Biography of James Wagenvoord: http://www.spartacus.schoolnet.co.uk/JFKwagenvoord.htm

LIFE Magazine was within days of breaking a major story on Lyndon Johnson that would have been extremely politically damaging to him. By 11/22/63, the political career of Lyndon Johnson was hanging by a thin, thin thread and Robert Kennedy, having told the Washington press corps that it was open season on Johnson, was about to cut it with scissors:

In 1963 Johnson got drawn into political scandals involving Fred Korth, Billie Sol Estes and Bobby Baker. According to James Wagenvoord, the editorial business manager and assistant to Life Magazines Executive Editor, the magazine was working on an article that would have revealed Johnson's corrupt activities. "Beginning in later summer 1963 the magazine, based upon information fed from Bobby Kennedy and the Justice Department, had been developing a major newsbreak piece concerning Johnson and Bobby Baker. On publication Johnson would have been finished and off the 1964 ticket (reason the material was fed to us) and would probably have been facing prison time.
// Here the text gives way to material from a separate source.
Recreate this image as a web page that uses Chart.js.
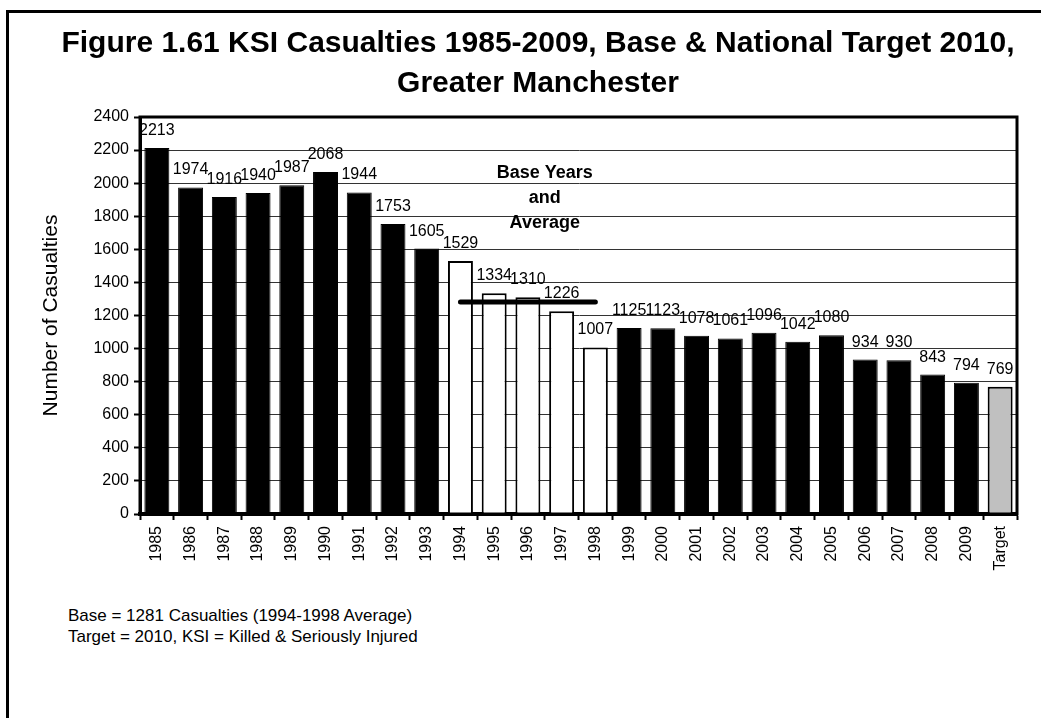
<!DOCTYPE html>
<html lang="en">

<head>
    <meta charset="UTF-8">
    <title>KSI Casualties, Greater Manchester</title>
    <script src="https://cdn.jsdelivr.net/npm/chart.js"></script>
    <style>
        body {
            margin: 0;
            background: #fff;
            overflow: hidden;
            font-family: "Liberation Sans", Arial, sans-serif;
        }
        #frame {
            position: absolute;
            left: 6px;
            top: 10px;
            width: 1100px;
            height: 800px;
            border-left: 3px solid #000;
            border-top: 3px solid #000;
        }
        #title {
            position: absolute;
            left: 38px;
            width: 1000px;
            top: 22px;
            text-align: center;
            font-weight: bold;
            font-size: 30px;
            line-height: 40px;
            color: #000;
        }
        #notes {
            position: absolute;
            left: 68px;
            top: 605px;
            font-size: 17px;
            line-height: 21px;
            color: #000;
        }
        #chartBox {
            position: absolute;
            left: 0;
            top: 0;
            width: 1041px;
            height: 600px;
        }
    </style>
</head>

<body>
    <div id="frame"></div>
    <div id="chartBox"><canvas id="ksiChart"></canvas></div>
    <div id="title">Figure 1.61 KSI Casualties 1985-2009, Base &amp; National Target 2010,<br>Greater Manchester</div>
    <div id="notes">Base = 1281 Casualties (1994-1998 Average)<br>Target = 2010, KSI = Killed &amp; Seriously Injured</div>

    <script>
        // values
        const years = ["1985", "1986", "1987", "1988", "1989", "1990", "1991", "1992", "1993", "1994",
            "1995", "1996", "1997", "1998", "1999", "2000", "2001", "2002", "2003", "2004",
            "2005", "2006", "2007", "2008", "2009", "Target"];
        const casualties = [2213, 1974, 1916, 1940, 1987, 2068, 1944, 1753, 1605, 1529,
            1334, 1310, 1226, 1007, 1125, 1123, 1078, 1061, 1096, 1042,
            1080, 934, 930, 843, 794, 769];
        const baseYears = ["1994", "1995", "1996", "1997", "1998"];
        const baseAverage = 1281;
        const baseNote = ["Base Years", "and", "Average"];
        const yTicks = [0, 200, 400, 600, 800, 1000, 1200, 1400, 1600, 1800, 2000, 2200, 2400];

        const FONT = "'Liberation Sans', Arial, sans-serif";

        const barColors = years.map(y => {
            if (y === "Target") return "#c0c0c0";
            if (baseYears.includes(y)) return "#ffffff";
            return "#000000";
        });
        const barBorders = barColors.map(c => c === "#000000" ? 1 : 2);

        // base line only over the base years
        const baseLine = years.map(y => baseYears.includes(y) ? baseAverage : null);

        // value labels above the bars, base years note, plot frame
        const extras = {
            id: "extras",
            afterDatasetsDraw(chart) {
                const ctx = chart.ctx;
                const meta = chart.getDatasetMeta(0);
                ctx.save();
                ctx.fillStyle = "#000";
                ctx.font = "16px " + FONT;
                ctx.textAlign = "center";
                ctx.textBaseline = "alphabetic";
                meta.data.forEach((bar, i) => {
                    ctx.fillText(String(casualties[i]), bar.x, bar.y - 13);
                });

                const xs = chart.scales.x;
                const ys = chart.scales.y;
                const i0 = years.indexOf("1996");
                const cx = (xs.getPixelForValue(i0) + xs.getPixelForValue(i0 + 1)) / 2;
                const top = ys.getPixelForValue(2060);
                ctx.font = "bold 18px " + FONT;
                ctx.textBaseline = "middle";
                baseNote.forEach((line, k) => {
                    ctx.fillText(line, cx, top + k * 25);
                });

                const a = chart.chartArea;
                ctx.lineWidth = 3;
                ctx.strokeStyle = "#000";
                ctx.strokeRect(a.left, a.top, a.right - a.left, a.bottom - a.top);
                ctx.restore();
            }
        };

        new Chart(document.getElementById("ksiChart"), {
            data: {
                labels: years,
                datasets: [{
                    type: "bar",
                    data: casualties,
                    backgroundColor: barColors,
                    borderColor: "#000",
                    borderWidth: barBorders,
                    barPercentage: 0.74,
                    categoryPercentage: 1,
                    order: 1
                }, {
                    type: "line",
                    data: baseLine,
                    borderColor: "#000",
                    borderWidth: 5,
                    borderCapStyle: "round",
                    pointRadius: 0,
                    fill: false,
                    order: 0
                }]
            },
            options: {
                responsive: true,
                maintainAspectRatio: false,
                animation: false,
                layout: {
                    padding: { left: 20, right: 24, top: 117, bottom: 0 }
                },
                plugins: {
                    legend: { display: false },
                    tooltip: { enabled: false }
                },
                scales: {
                    x: {
                        offset: true,
                        grid: {
                            offset: true,
                            drawOnChartArea: false,
                            drawTicks: true,
                            tickLength: 6,
                            tickWidth: 2,
                            tickColor: "#000"
                        },
                        border: { color: "#000", width: 4 },
                        ticks: {
                            minRotation: 90,
                            maxRotation: 90,
                            autoSkip: false,
                            padding: 6,
                            color: "#000",
                            font: { family: FONT, size: 16 }
                        },
                        afterFit(scale) {
                            scale.height = 86;
                        }
                    },
                    y: {
                        min: 0,
                        max: 2400,
                        afterBuildTicks(scale) {
                            scale.ticks = yTicks.map(v => ({ value: v }));
                        },
                        grid: {
                            color: "#333",
                            lineWidth: 1,
                            tickLength: 6,
                            tickColor: "#000",
                            tickWidth: 2
                        },
                        border: { color: "#000", width: 3 },
                        ticks: {
                            padding: 5,
                            color: "#000",
                            font: { family: FONT, size: 16 },
                            callback: v => String(v)
                        },
                        title: {
                            display: true,
                            text: "Number of Casualties",
                            color: "#000",
                            font: { family: FONT, size: 21 },
                            padding: { top: 19, bottom: 0 }
                        },
                        afterFit(scale) {
                            scale.width = 120;
                        }
                    }
                }
            },
            plugins: [extras]
        });
    </script>
</body>

</html>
At the time LIFE magazine was arguably the most important general news source in the US. The top management of Time Inc. was closely allied with the USA's various intelligence agencies and we were used after by the Kennedy Justice Department as a conduit to the public."
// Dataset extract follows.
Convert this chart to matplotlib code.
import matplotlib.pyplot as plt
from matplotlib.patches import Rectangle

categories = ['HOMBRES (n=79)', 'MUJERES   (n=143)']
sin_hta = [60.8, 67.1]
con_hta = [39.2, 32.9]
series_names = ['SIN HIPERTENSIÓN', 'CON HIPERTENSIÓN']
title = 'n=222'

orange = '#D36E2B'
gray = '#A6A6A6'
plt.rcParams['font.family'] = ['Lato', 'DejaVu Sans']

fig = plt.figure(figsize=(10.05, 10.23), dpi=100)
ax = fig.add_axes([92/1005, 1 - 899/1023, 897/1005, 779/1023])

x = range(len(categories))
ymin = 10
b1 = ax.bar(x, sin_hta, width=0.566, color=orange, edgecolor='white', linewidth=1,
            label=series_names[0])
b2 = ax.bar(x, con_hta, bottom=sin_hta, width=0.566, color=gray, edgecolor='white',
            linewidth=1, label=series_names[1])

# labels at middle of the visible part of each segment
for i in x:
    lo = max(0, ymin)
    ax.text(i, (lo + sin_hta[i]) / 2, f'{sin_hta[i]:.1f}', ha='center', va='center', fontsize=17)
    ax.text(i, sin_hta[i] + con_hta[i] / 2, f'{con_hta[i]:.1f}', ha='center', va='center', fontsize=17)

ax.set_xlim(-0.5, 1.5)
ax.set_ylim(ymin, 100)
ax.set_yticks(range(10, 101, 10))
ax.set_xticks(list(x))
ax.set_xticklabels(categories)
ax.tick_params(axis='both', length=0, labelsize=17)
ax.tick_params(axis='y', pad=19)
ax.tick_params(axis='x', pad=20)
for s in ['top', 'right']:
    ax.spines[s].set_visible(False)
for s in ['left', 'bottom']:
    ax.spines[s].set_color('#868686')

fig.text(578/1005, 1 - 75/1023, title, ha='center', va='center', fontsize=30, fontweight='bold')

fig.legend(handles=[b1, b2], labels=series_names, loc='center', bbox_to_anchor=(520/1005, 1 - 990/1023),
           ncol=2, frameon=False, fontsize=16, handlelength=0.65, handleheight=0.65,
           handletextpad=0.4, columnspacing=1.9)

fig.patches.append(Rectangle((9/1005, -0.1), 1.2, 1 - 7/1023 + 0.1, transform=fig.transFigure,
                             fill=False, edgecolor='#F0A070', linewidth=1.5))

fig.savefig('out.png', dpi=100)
The fact that it was Robert Kennedy who was giving this information to Life Magazine suggests that John F. Kennedy intended to drop Johnson as his vice-president. This is supported by Evelyn Lincoln, Kennedy's secretary. In her book, Kennedy and Johnson (1968) she claimed that in November, 1963, Kennedy decided that because of the emerging Bobby Baker scandal he was going to drop Johnson as his running mate in the 1964 election. Kennedy told Lincoln that he was going to replace Johnson with Terry Sanford.
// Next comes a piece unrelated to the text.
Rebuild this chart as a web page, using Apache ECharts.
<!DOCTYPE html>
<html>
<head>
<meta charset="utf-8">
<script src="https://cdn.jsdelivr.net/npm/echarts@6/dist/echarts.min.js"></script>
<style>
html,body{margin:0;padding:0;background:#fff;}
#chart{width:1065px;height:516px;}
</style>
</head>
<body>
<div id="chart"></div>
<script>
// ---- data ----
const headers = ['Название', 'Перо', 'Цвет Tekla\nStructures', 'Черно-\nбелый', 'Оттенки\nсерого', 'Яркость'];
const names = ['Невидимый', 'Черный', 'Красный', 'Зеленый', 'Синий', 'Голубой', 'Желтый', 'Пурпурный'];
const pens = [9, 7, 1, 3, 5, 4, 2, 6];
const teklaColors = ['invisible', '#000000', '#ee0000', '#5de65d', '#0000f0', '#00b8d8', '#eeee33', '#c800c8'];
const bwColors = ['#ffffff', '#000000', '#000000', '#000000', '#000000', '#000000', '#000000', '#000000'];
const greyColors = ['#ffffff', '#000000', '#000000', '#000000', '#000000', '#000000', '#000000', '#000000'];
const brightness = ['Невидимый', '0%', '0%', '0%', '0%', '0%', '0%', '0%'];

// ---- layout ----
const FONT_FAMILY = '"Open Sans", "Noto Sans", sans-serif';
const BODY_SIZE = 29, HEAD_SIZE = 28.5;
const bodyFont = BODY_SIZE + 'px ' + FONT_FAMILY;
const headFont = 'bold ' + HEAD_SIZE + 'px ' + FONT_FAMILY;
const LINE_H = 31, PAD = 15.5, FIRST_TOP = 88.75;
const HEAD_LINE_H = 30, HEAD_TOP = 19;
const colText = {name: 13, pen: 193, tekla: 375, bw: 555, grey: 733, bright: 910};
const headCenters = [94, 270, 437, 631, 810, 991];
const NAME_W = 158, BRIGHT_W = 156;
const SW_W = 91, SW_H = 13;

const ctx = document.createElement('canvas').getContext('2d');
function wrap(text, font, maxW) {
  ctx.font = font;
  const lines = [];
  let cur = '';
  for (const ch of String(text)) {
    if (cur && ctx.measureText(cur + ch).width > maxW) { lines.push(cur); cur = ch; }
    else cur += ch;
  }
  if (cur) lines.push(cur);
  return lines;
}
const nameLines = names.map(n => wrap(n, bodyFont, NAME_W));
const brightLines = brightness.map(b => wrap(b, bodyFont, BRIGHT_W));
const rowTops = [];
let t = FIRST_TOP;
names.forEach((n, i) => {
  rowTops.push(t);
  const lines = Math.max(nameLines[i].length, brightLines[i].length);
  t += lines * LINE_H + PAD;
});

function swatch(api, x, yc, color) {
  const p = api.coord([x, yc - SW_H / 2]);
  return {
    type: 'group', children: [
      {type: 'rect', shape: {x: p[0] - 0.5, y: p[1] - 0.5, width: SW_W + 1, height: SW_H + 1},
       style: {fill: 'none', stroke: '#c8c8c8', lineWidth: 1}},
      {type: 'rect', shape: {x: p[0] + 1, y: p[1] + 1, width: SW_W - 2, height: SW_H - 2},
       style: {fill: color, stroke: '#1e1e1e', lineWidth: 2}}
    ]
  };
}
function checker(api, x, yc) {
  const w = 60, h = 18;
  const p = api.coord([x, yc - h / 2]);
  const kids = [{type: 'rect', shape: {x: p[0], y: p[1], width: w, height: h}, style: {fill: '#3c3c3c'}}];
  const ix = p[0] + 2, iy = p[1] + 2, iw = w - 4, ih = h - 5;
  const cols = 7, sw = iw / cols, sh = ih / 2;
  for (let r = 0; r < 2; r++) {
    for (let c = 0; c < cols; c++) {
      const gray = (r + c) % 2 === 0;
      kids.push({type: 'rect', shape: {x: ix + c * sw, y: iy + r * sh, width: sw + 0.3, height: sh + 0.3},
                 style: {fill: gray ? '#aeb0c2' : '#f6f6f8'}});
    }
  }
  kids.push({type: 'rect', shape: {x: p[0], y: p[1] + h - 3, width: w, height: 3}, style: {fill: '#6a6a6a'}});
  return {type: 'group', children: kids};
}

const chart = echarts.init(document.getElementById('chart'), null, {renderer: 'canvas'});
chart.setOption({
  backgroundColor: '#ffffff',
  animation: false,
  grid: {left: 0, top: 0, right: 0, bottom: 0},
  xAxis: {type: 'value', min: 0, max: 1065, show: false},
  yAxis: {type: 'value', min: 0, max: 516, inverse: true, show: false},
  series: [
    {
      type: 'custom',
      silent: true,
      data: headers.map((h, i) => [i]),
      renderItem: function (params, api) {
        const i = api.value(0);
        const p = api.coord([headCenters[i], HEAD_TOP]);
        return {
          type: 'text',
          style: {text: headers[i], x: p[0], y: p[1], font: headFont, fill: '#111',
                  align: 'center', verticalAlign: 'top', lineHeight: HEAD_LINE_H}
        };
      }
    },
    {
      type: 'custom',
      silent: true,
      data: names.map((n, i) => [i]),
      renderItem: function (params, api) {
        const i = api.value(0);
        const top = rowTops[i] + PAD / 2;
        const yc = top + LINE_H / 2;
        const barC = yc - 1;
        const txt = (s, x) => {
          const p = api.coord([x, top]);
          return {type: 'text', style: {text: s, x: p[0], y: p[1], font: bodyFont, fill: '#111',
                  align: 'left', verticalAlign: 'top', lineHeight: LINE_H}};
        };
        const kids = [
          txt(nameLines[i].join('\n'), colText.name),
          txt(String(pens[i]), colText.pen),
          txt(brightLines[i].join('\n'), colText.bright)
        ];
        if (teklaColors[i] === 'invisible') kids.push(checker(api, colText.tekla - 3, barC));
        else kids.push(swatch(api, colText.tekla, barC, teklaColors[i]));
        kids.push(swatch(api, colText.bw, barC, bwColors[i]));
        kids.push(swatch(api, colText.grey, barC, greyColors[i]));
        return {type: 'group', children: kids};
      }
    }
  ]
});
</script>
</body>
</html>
Don B. Reynolds appeared before a secret session of the Senate Rules Committee on 22nd November, 1963. Reynolds told B. Everett Jordan and his committee that Johnson had demanded that he provided kickbacks in return for him agreeing to a life insurance policy arranged by him in 1957. This included a $585 Magnavox stereo. Reynolds also had to pay for $1,200 worth of advertising on KTBC, Johnson's television station in Austin. Reynolds had paperwork for this transaction including a delivery note that indicated the stereo had been sent to the home of Johnson. Reynolds also told of seeing a suitcase full of money which Baker described as a "$100,000 payoff to Johnson for his role in securing the Fort Worth TFX contract".


1 comment:

  1. JFK was blackmailed by LBJ to get on the ticket in the first place, not the best way to start an administration. No wonder they needed to dump him, but LBJ was too quick on the draw, as it were, and got rid of Kennedy, high noon in Texas. A preemtive strike, and they pulled it off, what a set up. The Kennedy's were going up against a seasoned killer.